Di tutto questo il Piccolo Eliseo costituiva il Ridotto, come del resto si è a lungo chiamato (mentre vi lavoravano da Franca Valeri a Paolo Poli a Giuseppe Patroni Griffi). E la proprietà era delle Assicurazioni Toro della famiglia Agnelli. Il corso discendente è iniziato una decina di anni fa, con la proprietà assunta dopo alcune vicissitudini dalla famiglia Monaci, che chiamò come direttore artistico Antonio Calbi (nominato ora direttore del Teatro di Roma). Gli abbonamenti calarono, la sala perse la sua identità. Che oggi, aggravandosi la crisi, può trasformare un teatrino moderno e funzionale, per quanto classico, in un locale danzereccio. Non per scandalizzarsi, ma la discesa agli inferi, che qualcuno può chiamare modernizzazione, avanza. Si potrebbe discutere di cosa sia bene o sia male, ma sarebbe pura filosofia astratta, poco utile nel caso.
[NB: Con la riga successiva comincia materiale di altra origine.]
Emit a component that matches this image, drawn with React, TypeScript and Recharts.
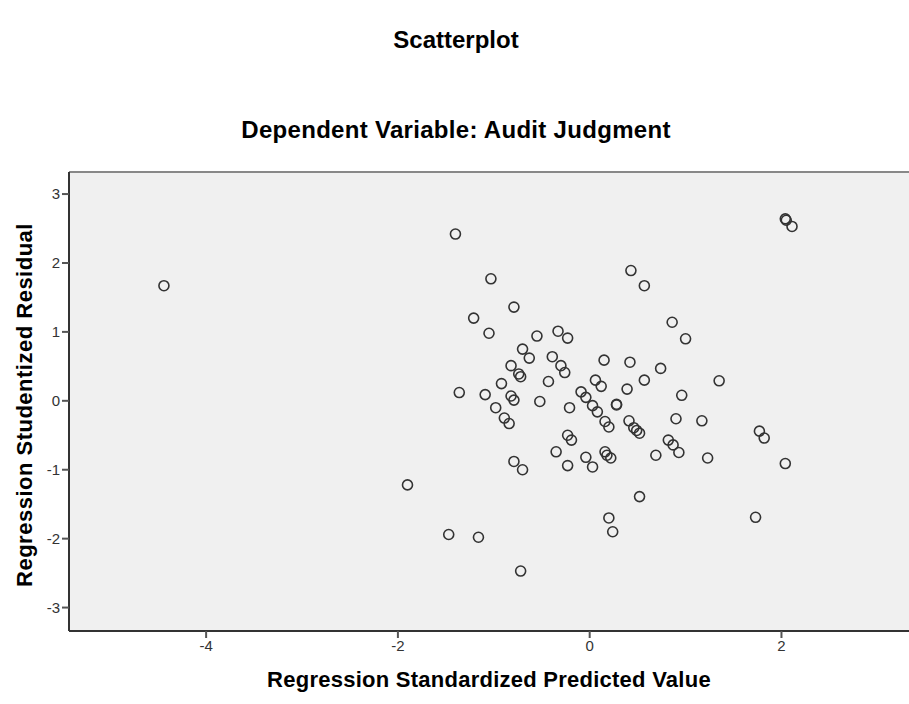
import React from "react";
import {
  ScatterChart,
  Scatter,
  XAxis,
  YAxis,
  CartesianGrid,
  ReferenceLine,
} from "recharts";

// Regression standardized predicted value (x) and studentized residual (y),
// read off the SPSS residual plot point by point.
const predicted = [
  -4.44, -1.4, -1.03, -0.79, -1.21, -1.05, -0.55, -0.33, -0.23, -0.7,
  -0.63, -0.39, -0.3, -0.26, -0.82, -0.74, -0.72, -0.43, -0.92, -1.36,
  -1.09, -0.82, -0.79, -0.52, -0.98, -0.89, -0.84, -0.21, -0.09, -0.04,
  0.06, 0.12, 0.03, 0.08, -0.23, -0.19, -0.35, -0.23, -0.04, 0.03,
  -0.79, -0.7, -1.9, -1.47, -1.16, -0.72, 0.43, 0.57, 0.86, 1.0,
  0.15, 0.42, 0.74, 0.57, 0.39, 1.35, 0.96, 0.28, 0.28, 0.16,
  0.2, 0.41, 0.46, 0.49, 0.52, 0.9, 1.17, 0.82, 0.87, 0.93,
  0.69, 1.23, 1.77, 1.82, 2.04, 0.16, 0.18, 0.22, 0.52, 0.2,
  0.24, 1.73, 2.04, 2.05, 2.11,
];

const residual = [
  1.67, 2.42, 1.77, 1.36, 1.2, 0.98, 0.94, 1.01, 0.91, 0.75,
  0.62, 0.64, 0.51, 0.41, 0.51, 0.39, 0.35, 0.28, 0.25, 0.12,
  0.09, 0.07, 0.01, -0.01, -0.1, -0.25, -0.33, -0.1, 0.13, 0.05,
  0.3, 0.21, -0.07, -0.16, -0.5, -0.57, -0.74, -0.94, -0.82, -0.96,
  -0.88, -1.0, -1.22, -1.94, -1.98, -2.47, 1.89, 1.67, 1.14, 0.9,
  0.59, 0.56, 0.47, 0.3, 0.17, 0.29, 0.08, -0.05, -0.06, -0.3,
  -0.38, -0.29, -0.39, -0.43, -0.47, -0.26, -0.29, -0.57, -0.64, -0.75,
  -0.79, -0.83, -0.44, -0.54, -0.91, -0.74, -0.79, -0.83, -1.39, -1.7,
  -1.9, -1.69, 2.64, 2.62, 2.53,
];

const xTicks = [-4, -2, 0, 2];
const yTicks = [-3, -2, -1, 0, 1, 2, 3];

const points = predicted.map((x, i) => ({ x, y: residual[i] }));

const FONT = '"Liberation Sans", Arial, sans-serif';

function Ring(props: { cx?: number; cy?: number }) {
  const { cx, cy } = props;
  if (cx == null || cy == null) return null;
  return <circle cx={cx} cy={cy} r={5} fill="none" stroke="#333" strokeWidth={1.6} />;
}

export default function App() {
  return (
    <div
      style={{
        position: "absolute",
        left: 0,
        top: 0,
        width: 909,
        height: 704,
        background: "#fff",
        fontFamily: FONT,
        overflow: "hidden",
      }}
    >
      <div
        style={{
          position: "absolute",
          left: 0,
          width: 912,
          top: 26,
          lineHeight: "28px",
          textAlign: "center",
          fontSize: 24,
          fontWeight: "bold",
          color: "#000",
        }}
      >
        Scatterplot
      </div>
      <div
        style={{
          position: "absolute",
          left: 0,
          width: 912,
          top: 116,
          lineHeight: "28px",
          textAlign: "center",
          fontSize: 24,
          fontWeight: "bold",
          letterSpacing: 0.3,
          color: "#000",
        }}
      >
        Dependent Variable: Audit Judgment
      </div>

      <ScatterChart
        width={909}
        height={704}
        margin={{ top: 172, right: 0, bottom: 0, left: 0 }}
        style={{ position: "absolute", left: 0, top: 0 }}
      >
        <CartesianGrid fill="#f0f0f0" horizontal={false} vertical={false} />
        <XAxis
          type="number"
          dataKey="x"
          domain={[-5.43, 3.33]}
          ticks={xTicks}
          height={73}
          tickSize={7}
          axisLine={{ stroke: "#333", strokeWidth: 2 }}
          tickLine={{ stroke: "#555", strokeWidth: 2 }}
          tick={{ fill: "#333", fontSize: 15, fontFamily: FONT }}
          allowDataOverflow
        />
        <YAxis
          type="number"
          dataKey="y"
          domain={[-3.34, 3.32]}
          ticks={yTicks}
          width={69}
          tickSize={7}
          axisLine={{ stroke: "#333", strokeWidth: 2 }}
          tickLine={{ stroke: "#555", strokeWidth: 2 }}
          tick={{ fill: "#333", fontSize: 15, fontFamily: FONT }}
          allowDataOverflow
        />
        <ReferenceLine y={3.32} stroke="#888" strokeWidth={2} />
        <Scatter data={points} shape={<Ring />} isAnimationActive={false} />
      </ScatterChart>

      <div
        style={{
          position: "absolute",
          left: 69,
          width: 840,
          top: 667,
          lineHeight: "26px",
          textAlign: "center",
          fontSize: 22,
          fontWeight: "bold",
          letterSpacing: 0.25,
          color: "#000",
        }}
      >
        Regression Standardized Predicted Value
      </div>
      <div
        style={{
          position: "absolute",
          left: 25 - 250,
          top: 405 - 13,
          width: 500,
          height: 26,
          lineHeight: "26px",
          textAlign: "center",
          transform: "rotate(-90deg)",
          fontSize: 22,
          fontWeight: "bold",
          letterSpacing: 0.5,
          color: "#000",
        }}
      >
        Regression Studentized Residual
      </div>
    </div>
  );
}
Fa più dolore, guardandosi intorno, la mancanza di interlocutori validi con cui confrontarsi. Hanno ragione gli occupanti del Valle a rifiutare il decisionismo sterile di Marino, che già ha procurato alla città diverse ferite, anche se inferte «a fin di bene». Meglio certo rispetto ad Alemanno che non sapeva proprio cosa dire; poco o pochissimo se uno si aspetta da un’amministrazione di sinistra almeno una risposta sensata.

Ma non c’è più neanche l’assessore alla cultura: Flavia Barca si è dimessa insalutata ospite da un ruolo che non le si addiceva. Nessuno la sostituisce, e le fazioni del Pd romano si immagina siano impegnate al peggio per conquistarselo, come del resto è successo per l’Argentina.

Il personale politico romano attinente al teatro è quasi interessante, a vedere i loro prodotti spettacolari, le loro ambizioni, le loro pretese, la loro spartizione dei fondi per la cultura consumata un mese fa, tra tutte le diverse famiglie. Mentre pare che all’assessorato comincino a saltare anche dirigenti e funzionari (ma in nome di chi, e per quale autorità), giganteggia almeno la proposta di un intellettuale romano che pochi giorni fa, sull’Huffington Post, ha proposto un nome indiscutibile, e se non la prendesse per una diminutio: l’ex ministro della cultura Bray.

È stato in assoluto il miglior ministro passato e futuro a quel dicastero, sarebbe una sensata soluzione, anche riparatoria da parte della politica. Ma è troppo semplice e scontata per il sindaco Marino, cui piacciono le decisioni tanto sorprendenti e elaborate, da farli piangere ogni tanto i romani.